-- BEGIN ENTRIES SUPPLIED --

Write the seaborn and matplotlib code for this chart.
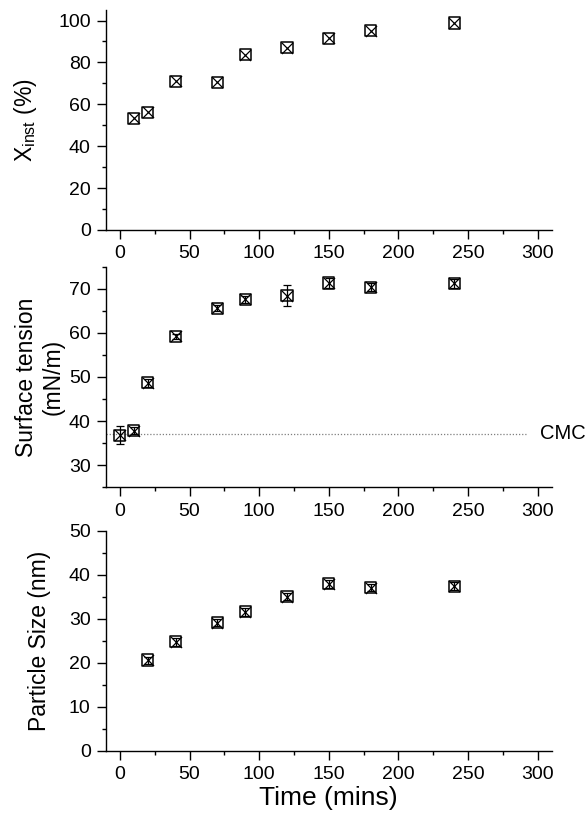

-- END ENTRIES SUPPLIED --
-- BEGIN ENTRIES SUPPLIED --

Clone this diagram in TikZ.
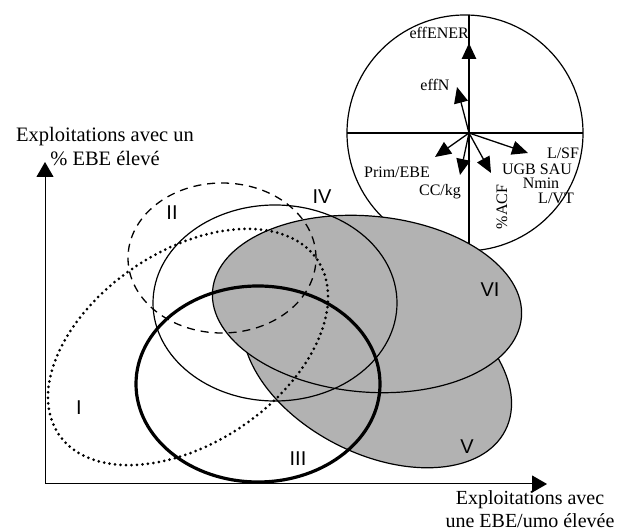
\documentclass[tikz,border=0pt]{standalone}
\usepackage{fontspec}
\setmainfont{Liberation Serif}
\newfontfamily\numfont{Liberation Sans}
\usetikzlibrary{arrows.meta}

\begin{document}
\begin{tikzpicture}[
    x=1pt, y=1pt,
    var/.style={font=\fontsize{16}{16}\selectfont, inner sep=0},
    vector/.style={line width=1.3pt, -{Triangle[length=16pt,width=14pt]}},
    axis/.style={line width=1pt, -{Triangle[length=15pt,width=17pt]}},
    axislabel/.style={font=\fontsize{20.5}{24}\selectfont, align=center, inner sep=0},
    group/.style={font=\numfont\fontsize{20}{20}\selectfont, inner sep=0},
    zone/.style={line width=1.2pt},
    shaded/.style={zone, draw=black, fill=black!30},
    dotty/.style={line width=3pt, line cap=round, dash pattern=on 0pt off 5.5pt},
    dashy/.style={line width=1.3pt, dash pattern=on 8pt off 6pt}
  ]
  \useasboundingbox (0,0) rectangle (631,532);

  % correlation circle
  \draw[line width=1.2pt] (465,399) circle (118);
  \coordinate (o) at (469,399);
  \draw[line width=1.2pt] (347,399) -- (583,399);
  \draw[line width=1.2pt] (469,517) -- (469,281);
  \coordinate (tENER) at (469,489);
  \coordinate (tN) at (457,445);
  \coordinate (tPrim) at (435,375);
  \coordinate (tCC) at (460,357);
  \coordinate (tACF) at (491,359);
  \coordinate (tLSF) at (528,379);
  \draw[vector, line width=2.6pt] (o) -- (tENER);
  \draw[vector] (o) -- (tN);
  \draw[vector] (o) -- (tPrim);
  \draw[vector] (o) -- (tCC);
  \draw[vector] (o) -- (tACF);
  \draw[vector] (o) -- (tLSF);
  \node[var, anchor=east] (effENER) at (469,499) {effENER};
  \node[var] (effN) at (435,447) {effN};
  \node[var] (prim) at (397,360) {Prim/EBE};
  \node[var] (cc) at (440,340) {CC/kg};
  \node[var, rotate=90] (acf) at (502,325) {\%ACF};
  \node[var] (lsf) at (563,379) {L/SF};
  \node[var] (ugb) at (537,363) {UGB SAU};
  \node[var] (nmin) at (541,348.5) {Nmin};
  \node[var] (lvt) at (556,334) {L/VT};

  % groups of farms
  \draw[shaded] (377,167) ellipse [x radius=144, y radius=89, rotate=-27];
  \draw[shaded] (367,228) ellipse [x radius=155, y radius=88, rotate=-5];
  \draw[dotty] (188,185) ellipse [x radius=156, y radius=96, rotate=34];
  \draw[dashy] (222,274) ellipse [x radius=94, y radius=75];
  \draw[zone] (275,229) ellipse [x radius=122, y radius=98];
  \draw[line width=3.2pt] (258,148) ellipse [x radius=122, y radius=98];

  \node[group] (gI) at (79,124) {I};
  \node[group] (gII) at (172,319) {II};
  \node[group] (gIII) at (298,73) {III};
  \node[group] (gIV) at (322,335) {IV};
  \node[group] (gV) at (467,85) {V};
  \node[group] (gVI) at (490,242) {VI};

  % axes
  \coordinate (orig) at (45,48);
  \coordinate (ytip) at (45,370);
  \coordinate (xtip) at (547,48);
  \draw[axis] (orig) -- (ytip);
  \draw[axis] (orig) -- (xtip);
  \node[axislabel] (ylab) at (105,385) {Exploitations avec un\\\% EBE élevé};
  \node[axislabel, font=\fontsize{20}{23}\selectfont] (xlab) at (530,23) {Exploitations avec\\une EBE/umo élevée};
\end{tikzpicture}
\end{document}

-- END ENTRIES SUPPLIED --

THE EXERCISE - Transcribe, leaving out pictures, each line from the one containing "Clone this diagram in TikZ." through the one containing "(lvt) at (556,334)".

EXERCISE SOLUTION -
Clone this diagram in TikZ.
\documentclass[tikz,border=0pt]{standalone}
\usepackage{fontspec}
\setmainfont{Liberation Serif}
\newfontfamily\numfont{Liberation Sans}
\usetikzlibrary{arrows.meta}

\begin{document}
\begin{tikzpicture}[
    x=1pt, y=1pt,
    var/.style={font=\fontsize{16}{16}\selectfont, inner sep=0},
    vector/.style={line width=1.3pt, -{Triangle[length=16pt,width=14pt]}},
    axis/.style={line width=1pt, -{Triangle[length=15pt,width=17pt]}},
    axislabel/.style={font=\fontsize{20.5}{24}\selectfont, align=center, inner sep=0},
    group/.style={font=\numfont\fontsize{20}{20}\selectfont, inner sep=0},
    zone/.style={line width=1.2pt},
    shaded/.style={zone, draw=black, fill=black!30},
    dotty/.style={line width=3pt, line cap=round, dash pattern=on 0pt off 5.5pt},
    dashy/.style={line width=1.3pt, dash pattern=on 8pt off 6pt}
  ]
  \useasboundingbox (0,0) rectangle (631,532);

  % correlation circle
  \draw[line width=1.2pt] (465,399) circle (118);
  \coordinate (o) at (469,399);
  \draw[line width=1.2pt] (347,399) -- (583,399);
  \draw[line width=1.2pt] (469,517) -- (469,281);
  \coordinate (tENER) at (469,489);
  \coordinate (tN) at (457,445);
  \coordinate (tPrim) at (435,375);
  \coordinate (tCC) at (460,357);
  \coordinate (tACF) at (491,359);
  \coordinate (tLSF) at (528,379);
  \draw[vector, line width=2.6pt] (o) -- (tENER);
  \draw[vector] (o) -- (tN);
  \draw[vector] (o) -- (tPrim);
  \draw[vector] (o) -- (tCC);
  \draw[vector] (o) -- (tACF);
  \draw[vector] (o) -- (tLSF);
  \node[var, anchor=east] (effENER) at (469,499) {effENER};
  \node[var] (effN) at (435,447) {effN};
  \node[var] (prim) at (397,360) {Prim/EBE};
  \node[var] (cc) at (440,340) {CC/kg};
  \node[var, rotate=90] (acf) at (502,325) {\%ACF};
  \node[var] (lsf) at (563,379) {L/SF};
  \node[var] (ugb) at (537,363) {UGB SAU};
  \node[var] (nmin) at (541,348.5) {Nmin};
  \node[var] (lvt) at (556,334) {L/VT};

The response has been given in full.